In the three years since neighborhood watch vigilante George Zimmerman killed 17-year-old Trayvon Martin in Florida, young people across the country have taken to the streets demanding justice for black men, women and children killed by police with impunity in what has become the “Black Lives Matter” movement.

At the forefront of this movement, standing shoulder to shoulder, are radical activists — including the two lesbians and the Nigerian-American woman who founded Black Lives Matter.

Shunning the “respectability” and perfection of victims and leaders of the past, this generation’s protest leaders and participants are loud, angry, rude and intentionally inconvenient.

The activists have shut down highways and interrupted everything from political rallies to brunches to demand that the humanity of black people be recognized and respected.

But at least one tie remains between the movement of the past that Dr. Martin Luther King Jr. led and the movement of today — many protesters and leaders are Christians.

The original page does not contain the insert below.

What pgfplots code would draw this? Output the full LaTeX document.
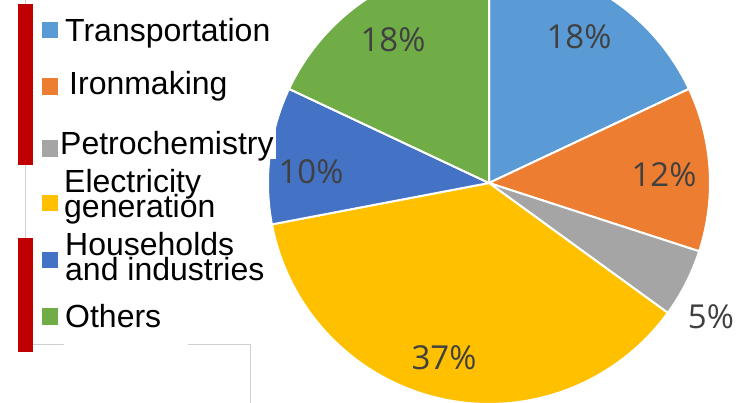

A far cry from the right wing Coalition of African American Pastors that vowed civil disobedience in response to the Supreme Court’s decision to uphold the constitutionality of marriage equality in June, many participants in Black Lives Matter are informed by an understanding of Christ table-turning, women-empowering, government-overthrowing, freedom-loving, social justice radicals.

The Rev. Osagyefo Sekou, who was one of the protesters arrested in Ferguson, explained that he is following Jesus by taking part.

“God chose to become flesh in the body of an unwed, unimportant teenage mother in an unimportant part of the world,” he said. “Then, after living a life dedicated to serving the least of these, He was killed by the State. That’s how I understand Jesus.”

So much for Christians as docile, forgiving and long-suffering in the face of oppression.

Activist Marissa Johnson is typical of the new breed. The evangelical Christian made national news when she led her Seattle chapter of Black Lives Matter in a protest during a rally for popular democratic presidential candidate Bernie Sanders, taking the microphone from him and demanding he release a plan to reform policing.

Ms. Johnson, who was attacked by Sanders supporters with bottles and boos at the rally, said later that her radical activism is informed by Matthew 10:5-42, a passage where Christ speaks with aggressive urgency to his 12 disciples, instructing them to care for, heal, protect and lay down their lives for others.

The upshot: Her actions led to discussions of racism in Democratic and progressive circles, and Sen. Sanders has since released a comprehensive criminal justice reform plan, has hired a black press secretary and has reached out to the organization.

Meanwhile, Democratic front-runner Hillary Clinton has done the same —clear evidence that radical activism can demand and gain the attention of policymakers.

The message these activists are spreading is that it is wrong to become so fixated on religion that you lose the spirit of God, that it is wrong to build churches that do not focus on liberation.

As Rev. Sekou put it, anyone who identifies as a Christian needs to be ready “to pick up your cross to defend young, poor black single mothers and their children when there is state violence against them. Anything less is heresy.”